DATA EXCERPT
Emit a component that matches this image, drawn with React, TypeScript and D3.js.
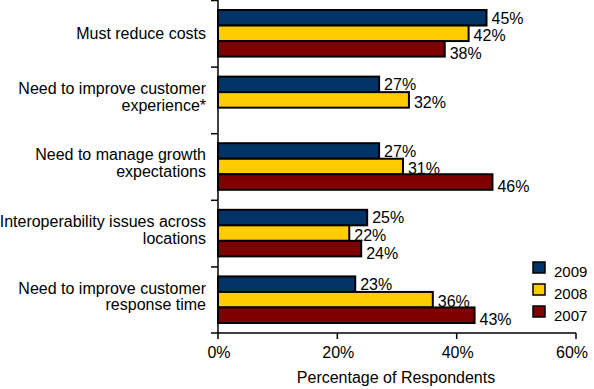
import React, { useRef, useEffect } from 'react'
import * as d3 from 'd3'

const categories = [
  ['Must reduce costs'],
  ['Need to improve customer', 'experience*'],
  ['Need to manage growth', 'expectations'],
  ['Interoperability issues across', 'locations'],
  ['Need to improve customer', 'response time'],
]
const seriesNames = ['2009', '2008', '2007']
const v2009 = [45, 27, 27, 25, 23]
const v2008 = [42, 32, 31, 22, 36]
const v2007 = [38, null, 46, 24, 43]
const xTicks = [0, 20, 40, 60]

const colors = ['#003366', '#ffcc00', '#800000']
// excel nudges the labels of lower bars a bit downward
const labelDy = [0, 2, 4.5]

const App = () => {
  const ref = useRef<SVGSVGElement>(null)

  useEffect(() => {
    const svg = d3.select(ref.current)
    svg.selectAll('*').remove()
    const width = 594
    const height = 389
    const margin = { top: 0, right: 18, bottom: 56, left: 218 }
    const font = 'Arial, "Liberation Sans", sans-serif'

    const values = [v2009, v2008, v2007]
    const keys = categories.map((c, i) => String(i))

    const x = d3.scaleLinear().domain([0, 60]).range([margin.left, width - margin.right])
    const y0 = d3.scaleBand().domain(keys).range([margin.top, height - margin.bottom])
    const y1 = d3.scaleBand().domain(seriesNames).range([0, y0.bandwidth()]).paddingOuter(0.645)

    const g = svg.append('g')

    // bars
    seriesNames.forEach((s, si) => {
      values[si].forEach((v, ci) => {
        if (v == null) return
        const yy = y0(String(ci))! + y1(s)!
        g.append('rect')
          .attr('x', x(0))
          .attr('y', yy)
          .attr('width', x(v) - x(0))
          .attr('height', y1.bandwidth())
          .attr('fill', colors[si])
          .attr('stroke', '#000')
          .attr('stroke-width', 2)
        g.append('text')
          .attr('x', x(v) + 5)
          .attr('y', yy + y1.bandwidth() / 2 + labelDy[si])
          .attr('dy', '0.36em')
          .attr('font-family', font)
          .attr('font-size', 16)
          .text(v + '%')
      })
    })

    // y axis
    g.append('line')
      .attr('x1', x(0)).attr('x2', x(0))
      .attr('y1', margin.top).attr('y2', height - margin.bottom)
      .attr('stroke', '#000').attr('stroke-width', 1.5)
    keys.forEach((k) => {
      g.append('line')
        .attr('x1', x(0) - 7).attr('x2', x(0))
        .attr('y1', y0(k)! + 0.5).attr('y2', y0(k)! + 0.5)
        .attr('stroke', '#000').attr('stroke-width', 1.5)
    })
    categories.forEach((lines, ci) => {
      const cy = y0(String(ci))! + y0.bandwidth() / 2 - (lines.length > 1 ? 3.5 : 0)
      const t = g.append('text')
        .attr('text-anchor', 'end')
        .attr('font-family', font)
        .attr('font-size', 16)
      lines.forEach((ln, li) => {
        t.append('tspan')
          .attr('x', 206)
          .attr('y', cy + (li - (lines.length - 1) / 2) * 16.7)
          .attr('dy', '0.36em')
          .text(ln)
      })
    })

    // x axis
    const yAx = height - margin.bottom
    g.append('line')
      .attr('x1', x(0) - 7).attr('x2', x(60))
      .attr('y1', yAx).attr('y2', yAx)
      .attr('stroke', '#000').attr('stroke-width', 1.5)
    xTicks.forEach((t) => {
      g.append('line')
        .attr('x1', x(t)).attr('x2', x(t))
        .attr('y1', yAx).attr('y2', yAx + 6)
        .attr('stroke', '#000').attr('stroke-width', 1.5)
      g.append('text')
        .attr('x', t === 60 ? x(t) - 4 : x(t) + 1)
        .attr('y', 358)
        .attr('text-anchor', 'middle')
        .attr('font-family', font)
        .attr('font-size', 16)
        .text(t + '%')
    })
    g.append('text')
      .attr('x', 396)
      .attr('y', 383)
      .attr('text-anchor', 'middle')
      .attr('font-family', font)
      .attr('font-size', 16)
      .text('Percentage of Respondents')

    // legend
    seriesNames.forEach((s, si) => {
      const ly = 262 + si * 22
      g.append('rect')
        .attr('x', 533).attr('y', ly)
        .attr('width', 12).attr('height', 11)
        .attr('fill', colors[si])
        .attr('stroke', '#000').attr('stroke-width', 1.5)
      g.append('text')
        .attr('x', 554).attr('y', ly + 14.5)
        .attr('font-family', font)
        .attr('font-size', 15)
        .text(s)
    })
  }, [])

  return (
    <svg ref={ref} width={594} height={389}
      style={{ position: 'absolute', left: 0, top: 0, background: '#fff' }} />
  )
}

export default App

TASK TO CARRY OUT
Keep the pictures out of the copy and return the rest of the data above exactly.

FULL ANSWER
Emit a component that matches this image, drawn with React, TypeScript and D3.js.
import React, { useRef, useEffect } from 'react'
import * as d3 from 'd3'

const categories = [
  ['Must reduce costs'],
  ['Need to improve customer', 'experience*'],
  ['Need to manage growth', 'expectations'],
  ['Interoperability issues across', 'locations'],
  ['Need to improve customer', 'response time'],
]
const seriesNames = ['2009', '2008', '2007']
const v2009 = [45, 27, 27, 25, 23]
const v2008 = [42, 32, 31, 22, 36]
const v2007 = [38, null, 46, 24, 43]
const xTicks = [0, 20, 40, 60]

const colors = ['#003366', '#ffcc00', '#800000']
// excel nudges the labels of lower bars a bit downward
const labelDy = [0, 2, 4.5]

const App = () => {
  const ref = useRef<SVGSVGElement>(null)

  useEffect(() => {
    const svg = d3.select(ref.current)
    svg.selectAll('*').remove()
    const width = 594
    const height = 389
    const margin = { top: 0, right: 18, bottom: 56, left: 218 }
    const font = 'Arial, "Liberation Sans", sans-serif'

    const values = [v2009, v2008, v2007]
    const keys = categories.map((c, i) => String(i))

    const x = d3.scaleLinear().domain([0, 60]).range([margin.left, width - margin.right])
    const y0 = d3.scaleBand().domain(keys).range([margin.top, height - margin.bottom])
    const y1 = d3.scaleBand().domain(seriesNames).range([0, y0.bandwidth()]).paddingOuter(0.645)

    const g = svg.append('g')

    // bars
    seriesNames.forEach((s, si) => {
      values[si].forEach((v, ci) => {
        if (v == null) return
        const yy = y0(String(ci))! + y1(s)!
        g.append('rect')
          .attr('x', x(0))
          .attr('y', yy)
          .attr('width', x(v) - x(0))
          .attr('height', y1.bandwidth())
          .attr('fill', colors[si])
          .attr('stroke', '#000')
          .attr('stroke-width', 2)
        g.append('text')
          .attr('x', x(v) + 5)
          .attr('y', yy + y1.bandwidth() / 2 + labelDy[si])
          .attr('dy', '0.36em')
          .attr('font-family', font)
          .attr('font-size', 16)
          .text(v + '%')
      })
    })

    // y axis
    g.append('line')
      .attr('x1', x(0)).attr('x2', x(0))
      .attr('y1', margin.top).attr('y2', height - margin.bottom)
      .attr('stroke', '#000').attr('stroke-width', 1.5)
    keys.forEach((k) => {
      g.append('line')
        .attr('x1', x(0) - 7).attr('x2', x(0))
        .attr('y1', y0(k)! + 0.5).attr('y2', y0(k)! + 0.5)
        .attr('stroke', '#000').attr('stroke-width', 1.5)
    })
    categories.forEach((lines, ci) => {
      const cy = y0(String(ci))! + y0.bandwidth() / 2 - (lines.length > 1 ? 3.5 : 0)
      const t = g.append('text')
        .attr('text-anchor', 'end')
        .attr('font-family', font)
        .attr('font-size', 16)
      lines.forEach((ln, li) => {
        t.append('tspan')
          .attr('x', 206)
          .attr('y', cy + (li - (lines.length - 1) / 2) * 16.7)
          .attr('dy', '0.36em')
          .text(ln)
      })
    })

    // x axis
    const yAx = height - margin.bottom
    g.append('line')
      .attr('x1', x(0) - 7).attr('x2', x(60))
      .attr('y1', yAx).attr('y2', yAx)
      .attr('stroke', '#000').attr('stroke-width', 1.5)
    xTicks.forEach((t) => {
      g.append('line')
        .attr('x1', x(t)).attr('x2', x(t))
        .attr('y1', yAx).attr('y2', yAx + 6)
        .attr('stroke', '#000').attr('stroke-width', 1.5)
      g.append('text')
        .attr('x', t === 60 ? x(t) - 4 : x(t) + 1)
        .attr('y', 358)
        .attr('text-anchor', 'middle')
        .attr('font-family', font)
        .attr('font-size', 16)
        .text(t + '%')
    })
    g.append('text')
      .attr('x', 396)
      .attr('y', 383)
      .attr('text-anchor', 'middle')
      .attr('font-family', font)
      .attr('font-size', 16)
      .text('Percentage of Respondents')

    // legend
    seriesNames.forEach((s, si) => {
      const ly = 262 + si * 22
      g.append('rect')
        .attr('x', 533).attr('y', ly)
        .attr('width', 12).attr('height', 11)
        .attr('fill', colors[si])
        .attr('stroke', '#000').attr('stroke-width', 1.5)
      g.append('text')
        .attr('x', 554).attr('y', ly + 14.5)
        .attr('font-family', font)
        .attr('font-size', 15)
        .text(s)
    })
  }, [])

  return (
    <svg ref={ref} width={594} height={389}
      style={{ position: 'absolute', left: 0, top: 0, background: '#fff' }} />
  )
}

export default App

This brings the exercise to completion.